# WHAT IS EXPECTED:
Gather every line that includes the word "matplotlib", please.

--- Start DATA BLOCK ---

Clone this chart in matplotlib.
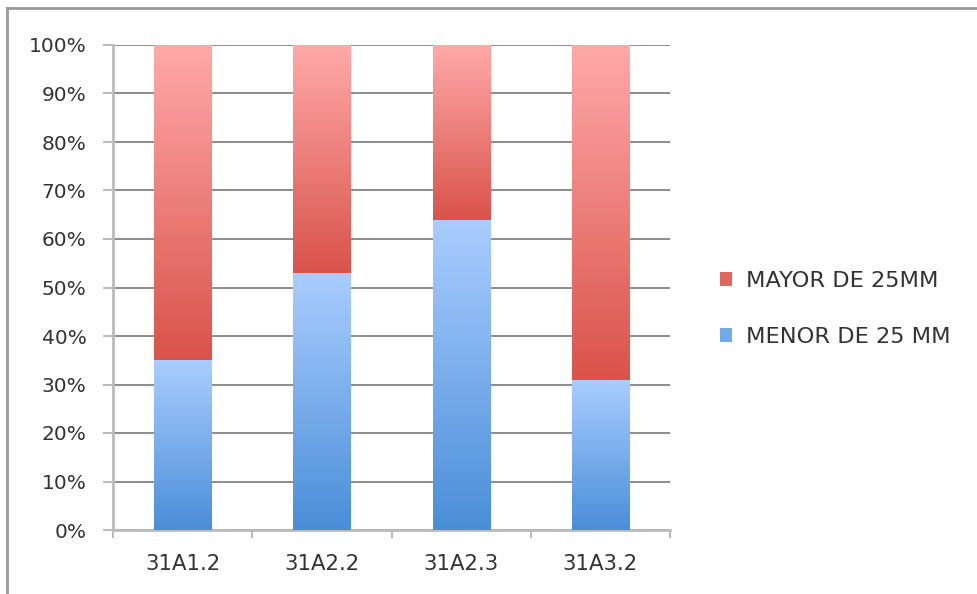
import numpy as np
import matplotlib
matplotlib.use("Agg")
import matplotlib.pyplot as plt
from matplotlib.colors import to_rgb
from matplotlib.lines import Line2D
from matplotlib.patches import Patch

categories = ["31A1.2", "31A2.2", "31A2.3", "31A3.2"]
menor = [35, 53, 64, 31]      # MENOR DE 25 MM (%)
mayor = [65, 47, 36, 69]      # MAYOR DE 25MM (%)
series_names = ["MENOR DE 25 MM", "MAYOR DE 25MM"]
yticks = list(range(0, 101, 10))

plt.rcParams['font.family'] = ['DejaVu Sans']

fig = plt.figure(figsize=(9.77, 5.94), dpi=100)
ax = fig.add_axes([113/977, 1-530/594, (670-113)/977, (530-45)/594])

x = np.arange(len(categories))
width = 0.41

blue_bottom, blue_top = to_rgb("#4a8ed8"), to_rgb("#aacdff")
red_bottom, red_top = to_rgb("#d9534a"), to_rgb("#ffa9a9")

def grad_fill(patch, cbot, ctop):
    bx, by = patch.get_x(), patch.get_y()
    w, h = patch.get_width(), patch.get_height()
    t = np.linspace(0, 1, 256)[:, None, None]
    img = (1 - t) * np.array(cbot)[None, None, :] + t * np.array(ctop)[None, None, :]
    im = ax.imshow(img, extent=(bx, bx + w, by, by + h), origin='lower',
                   aspect='auto', zorder=3, interpolation='bilinear')
    im.set_clip_path(patch)

b1 = ax.bar(x, menor, width, color='none', edgecolor='none', zorder=3)
b2 = ax.bar(x, mayor, width, bottom=menor, color='none', edgecolor='none', zorder=3)
for p in b1:
    grad_fill(p, blue_bottom, blue_top)
for p in b2:
    grad_fill(p, red_bottom, red_top)

ax.set_xlim(-0.5, len(categories) - 0.5)
ax.set_ylim(0, 100)
ax.set_yticks(yticks)
ax.set_yticklabels([f"{v}%" for v in yticks])
ax.yaxis.grid(True, color='#8c8c8c', linewidth=1.4, zorder=0)
ax.set_axisbelow(True)

ax.set_xticks(x)
ax.set_xticklabels(categories)
ax.tick_params(axis='x', length=0, pad=17, labelsize=15.3, labelcolor='#333333')
ax.set_xticks(np.arange(len(categories) + 1) - 0.5, minor=True)
ax.tick_params(axis='x', which='minor', length=6, width=1.5, color='#bbbbbb', direction='out')
ax.tick_params(axis='y', length=7, width=1.5, color='#bbbbbb', labelsize=14.5,
               labelcolor='#333333', pad=12)

for s in ['top', 'right']:
    ax.spines[s].set_visible(False)
for s in ['left', 'bottom']:
    ax.spines[s].set_color('#bbbbbb')
    ax.spines[s].set_linewidth(2)

handles = [Patch(facecolor='#e0675f', edgecolor='none'),
           Patch(facecolor='#72a9e8', edgecolor='none')]
leg = fig.legend(handles, [series_names[1], series_names[0]],
                 loc='center left', bbox_to_anchor=(720/977, 1-309/594),
                 frameon=False, fontsize=16.2, handlelength=0.55, handleheight=0.55,
                 handletextpad=0.6, labelspacing=1.62, labelcolor='#333333',
                 borderpad=0, borderaxespad=0)

# figure frame (top and left edges)
fig.add_artist(Line2D([7/977, 7/977], [0, 1-8/594], transform=fig.transFigure,
                      color='#9a9a9a', linewidth=2))
fig.add_artist(Line2D([7/977, 1], [1-8/594, 1-8/594], transform=fig.transFigure,
                      color='#9a9a9a', linewidth=2))

fig.savefig("out.png", dpi=100)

--- End DATA BLOCK ---

# SOLUTION FOR THIS EXERCISE:
Clone this chart in matplotlib.
import matplotlib
matplotlib.use("Agg")
import matplotlib.pyplot as plt
from matplotlib.colors import to_rgb
from matplotlib.lines import Line2D
from matplotlib.patches import Patch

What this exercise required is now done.